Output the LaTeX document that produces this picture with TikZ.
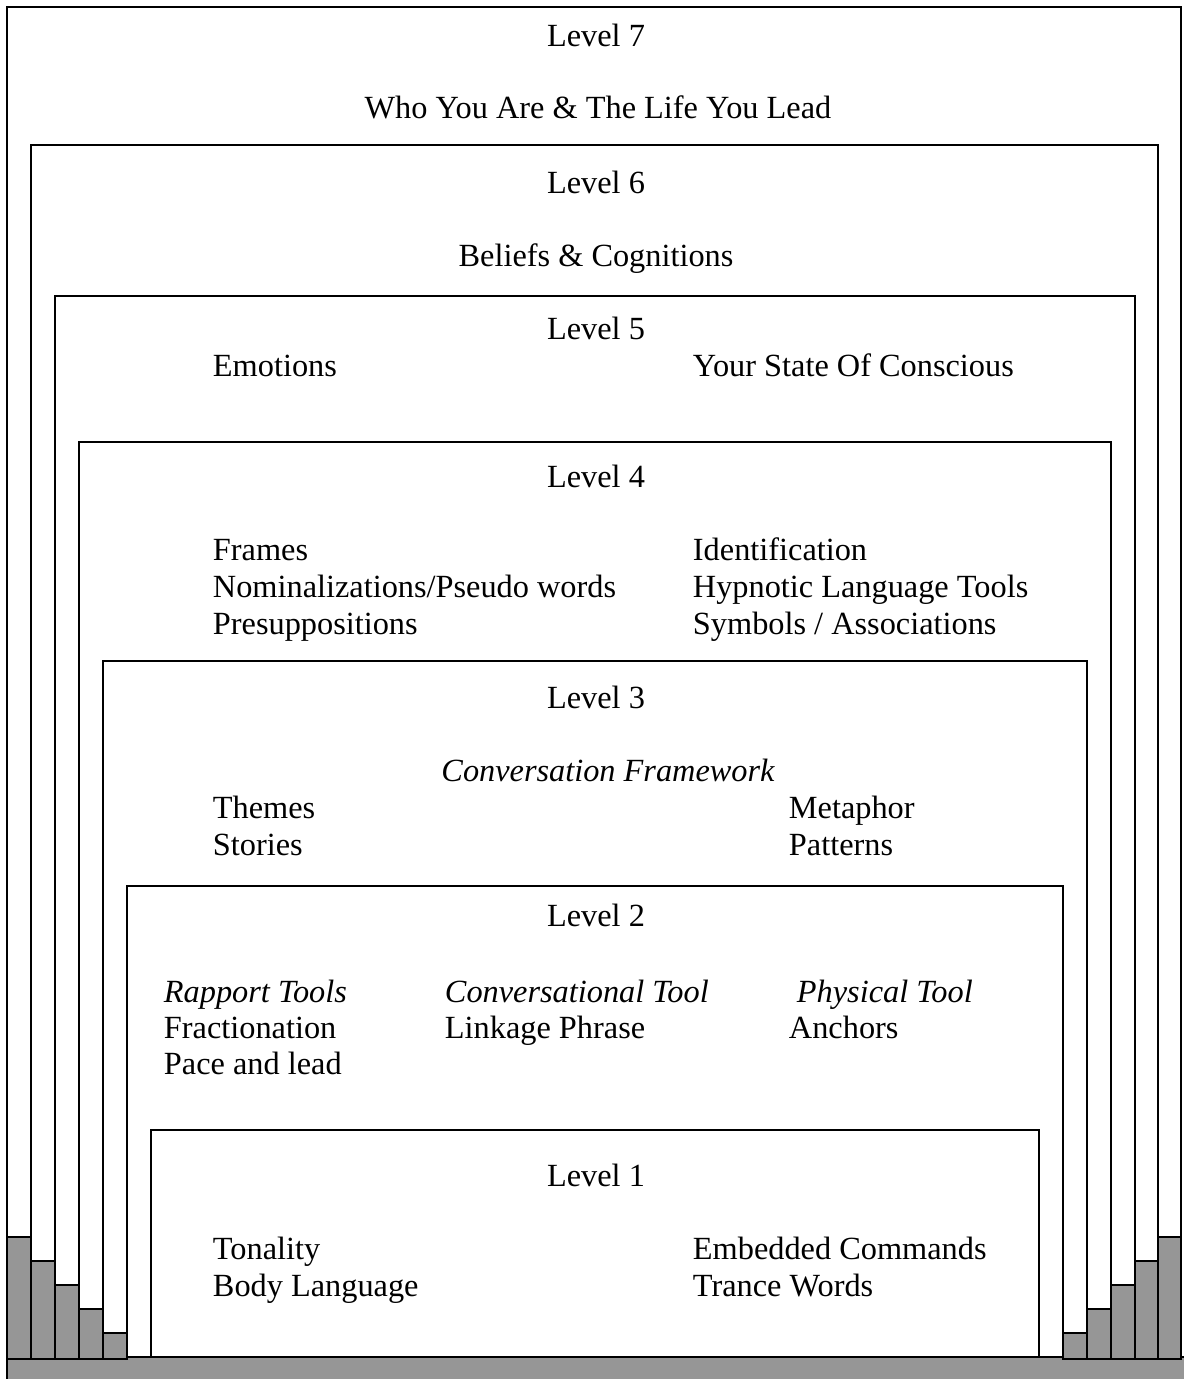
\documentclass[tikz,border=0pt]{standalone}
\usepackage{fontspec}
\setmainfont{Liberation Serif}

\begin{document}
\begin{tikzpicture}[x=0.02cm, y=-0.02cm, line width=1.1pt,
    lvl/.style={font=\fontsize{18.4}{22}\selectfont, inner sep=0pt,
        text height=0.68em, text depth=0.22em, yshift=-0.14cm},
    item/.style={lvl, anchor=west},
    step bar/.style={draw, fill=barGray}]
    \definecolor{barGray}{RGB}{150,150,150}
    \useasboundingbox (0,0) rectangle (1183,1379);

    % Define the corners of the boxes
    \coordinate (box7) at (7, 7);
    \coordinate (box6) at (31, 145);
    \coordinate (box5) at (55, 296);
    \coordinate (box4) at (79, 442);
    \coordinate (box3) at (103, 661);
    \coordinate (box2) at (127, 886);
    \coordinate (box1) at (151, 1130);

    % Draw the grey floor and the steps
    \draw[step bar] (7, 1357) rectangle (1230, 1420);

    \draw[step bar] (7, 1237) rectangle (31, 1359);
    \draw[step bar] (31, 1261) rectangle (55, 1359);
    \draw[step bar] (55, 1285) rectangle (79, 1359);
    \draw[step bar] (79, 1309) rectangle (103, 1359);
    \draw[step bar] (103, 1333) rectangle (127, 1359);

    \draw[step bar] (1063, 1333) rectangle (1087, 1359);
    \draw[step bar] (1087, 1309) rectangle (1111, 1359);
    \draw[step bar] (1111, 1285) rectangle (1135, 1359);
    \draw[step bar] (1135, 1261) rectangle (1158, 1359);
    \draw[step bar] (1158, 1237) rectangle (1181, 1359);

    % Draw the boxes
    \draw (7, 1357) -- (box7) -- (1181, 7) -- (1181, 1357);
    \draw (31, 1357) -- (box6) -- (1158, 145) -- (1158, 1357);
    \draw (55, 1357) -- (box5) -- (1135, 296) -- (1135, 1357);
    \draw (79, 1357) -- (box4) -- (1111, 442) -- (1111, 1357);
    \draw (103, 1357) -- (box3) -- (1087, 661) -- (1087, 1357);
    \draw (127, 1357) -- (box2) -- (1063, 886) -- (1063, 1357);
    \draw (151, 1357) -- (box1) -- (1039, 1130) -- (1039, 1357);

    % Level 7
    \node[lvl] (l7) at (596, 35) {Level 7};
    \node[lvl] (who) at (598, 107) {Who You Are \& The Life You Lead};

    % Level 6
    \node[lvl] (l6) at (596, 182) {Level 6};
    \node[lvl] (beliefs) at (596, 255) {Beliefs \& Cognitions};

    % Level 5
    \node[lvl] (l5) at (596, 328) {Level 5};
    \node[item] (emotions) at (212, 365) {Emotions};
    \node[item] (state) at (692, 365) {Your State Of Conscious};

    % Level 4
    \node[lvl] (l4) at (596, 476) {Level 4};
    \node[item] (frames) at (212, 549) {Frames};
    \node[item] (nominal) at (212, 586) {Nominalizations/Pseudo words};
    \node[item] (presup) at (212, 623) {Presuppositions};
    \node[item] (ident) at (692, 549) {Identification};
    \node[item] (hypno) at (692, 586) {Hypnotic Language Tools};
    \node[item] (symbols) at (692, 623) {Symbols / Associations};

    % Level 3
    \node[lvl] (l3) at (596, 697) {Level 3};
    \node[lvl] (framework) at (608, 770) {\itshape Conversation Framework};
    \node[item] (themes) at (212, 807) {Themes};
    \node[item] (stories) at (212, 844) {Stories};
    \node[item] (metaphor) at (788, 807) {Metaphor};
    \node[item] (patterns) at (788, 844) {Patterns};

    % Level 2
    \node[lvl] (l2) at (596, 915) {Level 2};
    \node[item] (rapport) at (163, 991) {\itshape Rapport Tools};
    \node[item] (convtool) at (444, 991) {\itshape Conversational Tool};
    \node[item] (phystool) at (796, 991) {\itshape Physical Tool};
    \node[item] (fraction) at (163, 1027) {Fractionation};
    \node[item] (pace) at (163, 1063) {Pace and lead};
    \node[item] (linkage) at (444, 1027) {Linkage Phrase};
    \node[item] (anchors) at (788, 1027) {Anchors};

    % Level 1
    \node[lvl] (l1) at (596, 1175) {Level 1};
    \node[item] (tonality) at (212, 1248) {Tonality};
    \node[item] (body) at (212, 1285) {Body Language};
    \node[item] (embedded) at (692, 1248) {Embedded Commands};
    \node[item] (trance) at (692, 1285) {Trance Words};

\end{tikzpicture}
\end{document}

• • • •

Return the full material word for word. Do not include the pictures.

## Task result
Output the LaTeX document that produces this picture with TikZ.
\documentclass[tikz,border=0pt]{standalone}
\usepackage{fontspec}
\setmainfont{Liberation Serif}

\begin{document}
\begin{tikzpicture}[x=0.02cm, y=-0.02cm, line width=1.1pt,
    lvl/.style={font=\fontsize{18.4}{22}\selectfont, inner sep=0pt,
        text height=0.68em, text depth=0.22em, yshift=-0.14cm},
    item/.style={lvl, anchor=west},
    step bar/.style={draw, fill=barGray}]
    \definecolor{barGray}{RGB}{150,150,150}
    \useasboundingbox (0,0) rectangle (1183,1379);

    % Define the corners of the boxes
    \coordinate (box7) at (7, 7);
    \coordinate (box6) at (31, 145);
    \coordinate (box5) at (55, 296);
    \coordinate (box4) at (79, 442);
    \coordinate (box3) at (103, 661);
    \coordinate (box2) at (127, 886);
    \coordinate (box1) at (151, 1130);

    % Draw the grey floor and the steps
    \draw[step bar] (7, 1357) rectangle (1230, 1420);

    \draw[step bar] (7, 1237) rectangle (31, 1359);
    \draw[step bar] (31, 1261) rectangle (55, 1359);
    \draw[step bar] (55, 1285) rectangle (79, 1359);
    \draw[step bar] (79, 1309) rectangle (103, 1359);
    \draw[step bar] (103, 1333) rectangle (127, 1359);

    \draw[step bar] (1063, 1333) rectangle (1087, 1359);
    \draw[step bar] (1087, 1309) rectangle (1111, 1359);
    \draw[step bar] (1111, 1285) rectangle (1135, 1359);
    \draw[step bar] (1135, 1261) rectangle (1158, 1359);
    \draw[step bar] (1158, 1237) rectangle (1181, 1359);

    % Draw the boxes
    \draw (7, 1357) -- (box7) -- (1181, 7) -- (1181, 1357);
    \draw (31, 1357) -- (box6) -- (1158, 145) -- (1158, 1357);
    \draw (55, 1357) -- (box5) -- (1135, 296) -- (1135, 1357);
    \draw (79, 1357) -- (box4) -- (1111, 442) -- (1111, 1357);
    \draw (103, 1357) -- (box3) -- (1087, 661) -- (1087, 1357);
    \draw (127, 1357) -- (box2) -- (1063, 886) -- (1063, 1357);
    \draw (151, 1357) -- (box1) -- (1039, 1130) -- (1039, 1357);

    % Level 7
    \node[lvl] (l7) at (596, 35) {Level 7};
    \node[lvl] (who) at (598, 107) {Who You Are \& The Life You Lead};

    % Level 6
    \node[lvl] (l6) at (596, 182) {Level 6};
    \node[lvl] (beliefs) at (596, 255) {Beliefs \& Cognitions};

    % Level 5
    \node[lvl] (l5) at (596, 328) {Level 5};
    \node[item] (emotions) at (212, 365) {Emotions};
    \node[item] (state) at (692, 365) {Your State Of Conscious};

    % Level 4
    \node[lvl] (l4) at (596, 476) {Level 4};
    \node[item] (frames) at (212, 549) {Frames};
    \node[item] (nominal) at (212, 586) {Nominalizations/Pseudo words};
    \node[item] (presup) at (212, 623) {Presuppositions};
    \node[item] (ident) at (692, 549) {Identification};
    \node[item] (hypno) at (692, 586) {Hypnotic Language Tools};
    \node[item] (symbols) at (692, 623) {Symbols / Associations};

    % Level 3
    \node[lvl] (l3) at (596, 697) {Level 3};
    \node[lvl] (framework) at (608, 770) {\itshape Conversation Framework};
    \node[item] (themes) at (212, 807) {Themes};
    \node[item] (stories) at (212, 844) {Stories};
    \node[item] (metaphor) at (788, 807) {Metaphor};
    \node[item] (patterns) at (788, 844) {Patterns};

    % Level 2
    \node[lvl] (l2) at (596, 915) {Level 2};
    \node[item] (rapport) at (163, 991) {\itshape Rapport Tools};
    \node[item] (convtool) at (444, 991) {\itshape Conversational Tool};
    \node[item] (phystool) at (796, 991) {\itshape Physical Tool};
    \node[item] (fraction) at (163, 1027) {Fractionation};
    \node[item] (pace) at (163, 1063) {Pace and lead};
    \node[item] (linkage) at (444, 1027) {Linkage Phrase};
    \node[item] (anchors) at (788, 1027) {Anchors};

    % Level 1
    \node[lvl] (l1) at (596, 1175) {Level 1};
    \node[item] (tonality) at (212, 1248) {Tonality};
    \node[item] (body) at (212, 1285) {Body Language};
    \node[item] (embedded) at (692, 1248) {Embedded Commands};
    \node[item] (trance) at (692, 1285) {Trance Words};

\end{tikzpicture}
\end{document}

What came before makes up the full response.